Cleavon Little as Sheriff Bart smiling and sitting atop a horse in a still from Blazing Saddles.

Mel Brooks satirized the western genre’s whitewashing of American history in his groundbreaking 1974 parody Blazing Saddles. The movie revolves around a corrupt white politician who wants to tear through a quaint little town to build a railroad. He hires a Black sheriff in an attempt to sabotage the town, but the sheriff turns out to be so good at his job that he saves the town and brings the crooked politician and his cronies to justice. This is both a great western hero’s journey and a spot-on satire of the absurdity of racism.

Not only is Blazing Saddles a hilarious spoof of westerns; it’s also just a terrific western. Sheriff Bart is an easy hero to root for and his story touches on all the hallmarks of a classic western. Blazing Saddles is a comedy masterpiece that’s just as funny half a century later.

1 McCabe & Mrs. Miller

McCabe and Mrs.
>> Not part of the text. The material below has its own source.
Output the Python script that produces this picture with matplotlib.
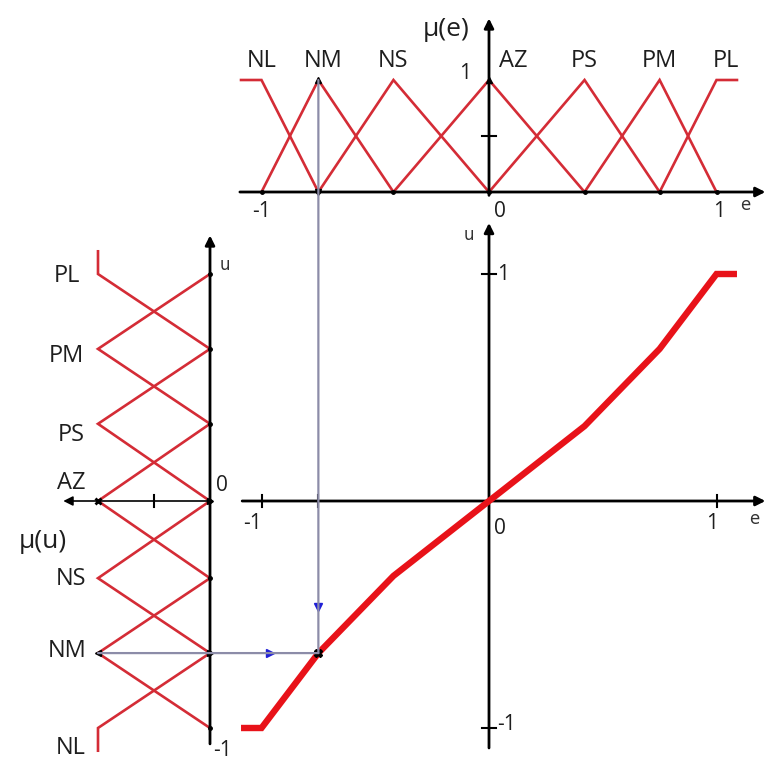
import matplotlib
matplotlib.use('Agg')
import matplotlib.pyplot as plt
from matplotlib.patches import ConnectionPatch

W, H = 766, 760

# Fuzzy sets for the error e (top) and the output u (left)
set_names = ['NL', 'NM', 'NS', 'AZ', 'PS', 'PM', 'PL']
e_centres = [-1.0, -0.75, -0.42, 0.0, 0.42, 0.75, 1.0]
u_centres = [-1.0, -0.67, -0.34, 0.0, 0.34, 0.67, 1.0]
e_span = 1.09      # shoulders of NL / PL on e
u_span = 1.10      # shoulders of NL / PL on u

# Resulting control characteristic u(e)
curve_e = [-1.09, -1.0, -0.75, -0.42, 0.0, 0.42, 0.75, 1.0, 1.09]
curve_u = [-1.0, -1.0, -0.67, -0.33, 0.0, 0.33, 0.67, 1.0, 1.0]

# Worked example: e = NM gives u = NM
pick = 1

RED = '#d42c36'
CURVE = '#e81219'
GUIDE = '#8c8ca8'
BLUE = '#1f1fd6'
INK = '#1e1e1e'
LABEL_FONT = ['Open Sans', 'DejaVu Sans']


def overlay(fig, x0, xs, y0, ys):
    """Full-figure axes where pixel (x0, y0) is the origin and xs/ys are px per unit."""
    ax = fig.add_axes([0, 0, 1, 1])
    ax.set_xlim((0 - x0) / xs, (W - x0) / xs)
    ax.set_ylim((y0 - H) / ys, y0 / ys)
    ax.patch.set_alpha(0)
    ax.axis('off')
    return ax


def membership(centres, span):
    """Polylines (x, mu) for each set: shoulders at the ends, triangles inside."""
    out = []
    n = len(centres)
    for i, c in enumerate(centres):
        if i == 0:
            xs, ms = [-span, c, centres[1]], [1, 1, 0]
        elif i == n - 1:
            xs, ms = [centres[-2], c, span], [0, 1, 1]
        else:
            xs, ms = [centres[i - 1], c, centres[i + 1]], [0, 1, 0]
        out.append((xs, ms))
    return out


def arrow(ax, start, end, lw=2.0):
    ax.annotate('', xy=end, xytext=start,
                arrowprops=dict(arrowstyle='-|>', lw=lw, color='black',
                                mutation_scale=14, shrinkA=0, shrinkB=0))


def label(ax, x, y, s, size=15, family=LABEL_FONT, color=INK):
    ax.text(x, y, s, ha='center', va='center', fontsize=size,
            family=family, color=color)


fig = plt.figure(figsize=(W / 100, H / 100), dpi=100)
fig.patch.set_facecolor('white')

ax_top = overlay(fig, 489, 227.5, 192, 112)
ax_main = overlay(fig, 489, 227.5, 501, 227)
ax_left = overlay(fig, 210, -112, 501, 227)

# --- top panel: mu(e) ---
for xs, ms in membership(e_centres, e_span):
    ax_top.plot(xs, ms, color=RED, lw=1.9, solid_joinstyle='miter', zorder=2)
arrow(ax_top, (-1.095, 0), (1.215, 0))
arrow(ax_top, (0, -0.03), (0, 1.55))
ax_top.plot(e_centres, [0] * len(e_centres), 'o', color='black', ms=2.5, zorder=4)
ax_top.plot([-0.03, 0.03], [0.5, 0.5], color='black', lw=1.5)
ax_top.plot([0], [1], marker='^', color='black', ms=5, zorder=4)
for name, c in zip(set_names, e_centres):
    dx = {'AZ': 0.105, 'PL': 0.04, 'NM': 0.02}.get(name, 0)
    label(ax_top, c + dx, 1.17, name, size=17)
label(ax_top, -0.19, 1.45, 'μ(e)', size=19)
label(ax_top, -0.105, 1.06, '1')
label(ax_top, -1.0, -0.17, '-1')
label(ax_top, 0.05, -0.17, '0')
label(ax_top, 1.01, -0.17, '1')
label(ax_top, 1.125, -0.12, 'e', size=12, family='DejaVu Sans', color='#333333')

# --- left panel: mu(u), rotated ---
for us, ms in membership(u_centres, u_span):
    ax_left.plot(ms, us, color=RED, lw=1.9, solid_joinstyle='miter', zorder=2)
arrow(ax_left, (0, -1.07), (0, 1.17))
arrow(ax_left, (0, 0), (1.31, 0), lw=1.2)
ax_left.plot([0] * len(u_centres), u_centres, 'o', color='black', ms=2.5, zorder=4)
ax_left.plot([0.5, 0.5], [-0.025, 0.025], color='black', lw=1.5)
ax_left.plot([1], [0], marker='x', color='black', ms=5, mew=2, zorder=4)
ax_left.plot([0], [0], marker='>', color='black', ms=5, zorder=4)
label_shift = {'PL': -0.01, 'PM': -0.03, 'PS': -0.05, 'AZ': 0.08,
               'NS': -0.005, 'NM': 0.01, 'NL': -0.09}
for name, c in zip(set_names, u_centres):
    dx = 0.04 if name in ('PS', 'NS', 'AZ', 'NL') else 0.0
    label(ax_left, 1.28 - dx, c + label_shift[name], name, size=17)
label(ax_left, 1.49, -0.18, 'μ(u)', size=19)
label(ax_left, -0.13, 1.04, 'u', size=12, family='DejaVu Sans', color='#333333')
label(ax_left, -0.11, 0.07, '0')
label(ax_left, -0.11, -1.1, '-1')

# --- main panel: u(e) ---
arrow(ax_main, (-1.085, 0), (1.215, 0))
arrow(ax_main, (0, -1.088), (0, 1.225))
for t in [-1.0, e_centres[pick], 1.0]:
    ax_main.plot([t, t], [-0.025, 0.025], color='black', lw=1.5)
for t in [-1.0, 1.0]:
    ax_main.plot([-0.03, 0.03], [t, t], color='black', lw=1.5)
ax_main.plot(curve_e, curve_u, color=CURVE, lw=4.6, solid_joinstyle='miter',
             solid_capstyle='butt', zorder=3)
label(ax_main, -1.04, -0.1, '-1')
label(ax_main, 0.05, -0.12, '0')
label(ax_main, 0.98, -0.1, '1')
label(ax_main, 1.165, -0.08, 'e', size=12, family='DejaVu Sans', color='#333333')
label(ax_main, -0.09, 1.17, 'u', size=12, family='DejaVu Sans', color='#333333')
label(ax_main, 0.06, 1.0, '1')
label(ax_main, 0.075, -0.985, '-1')

# --- inference guide lines ---
e_pick = e_centres[pick]
u_pick = u_centres[pick]
vline = ConnectionPatch(xyA=(e_pick, 1.0), coordsA=ax_top.transData,
                        xyB=(e_pick, u_pick), coordsB=ax_main.transData,
                        color=GUIDE, lw=1.6, zorder=1)
hline = ConnectionPatch(xyA=(1.0, u_pick), coordsA=ax_left.transData,
                        xyB=(e_pick, u_pick), coordsB=ax_main.transData,
                        color=GUIDE, lw=1.6, zorder=1)
fig.add_artist(vline)
fig.add_artist(hline)
ax_main.plot([e_pick], [-0.467], marker='v', color=BLUE, ms=6, zorder=4)
ax_main.plot([-0.963], [u_pick], marker='>', color=BLUE, ms=6, zorder=4)
ax_top.plot([e_pick], [1.0], marker='^', color='black', ms=5, zorder=4)
ax_top.plot([e_pick], [0.0], marker='v', color='black', ms=5, zorder=4)
ax_left.plot([1.0], [u_pick], marker='<', color='black', ms=5, zorder=4)
ax_left.plot([0.0], [u_pick], marker='>', color='black', ms=5, zorder=4)
ax_main.plot([e_pick], [u_pick], marker='X', color='black', ms=6, zorder=5)

fig.savefig('out.png', dpi=100, facecolor='white')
Miller still

Robert Altman upended the skewed mythologization of the western genre with his seminal 1971 anti-western McCabe & Mrs. Miller. The film stars Warren Beatty as a mysterious gambler named John McCabe and Julie Christie as a British madam named Constance Miller, who team up to establish a makeshift brothel in an unincorporated boomtown. McCabe spreads rumors around town that he’s a notorious gunslinger, but when bounty hunters come after him, he reveals his true cowardly colors.

Along with the earlier revisionist western Butch Cassidy and the Sundance Kid, which tackled the same themes with a more comedic angle, McCabe & Mrs. Miller is a landmark entry in the western canon. It subverted everything that audiences had come to expect from the genre. Its hero isn’t a role model, its action sequences are brutal rather than exciting, and its ending is decidedly bleak.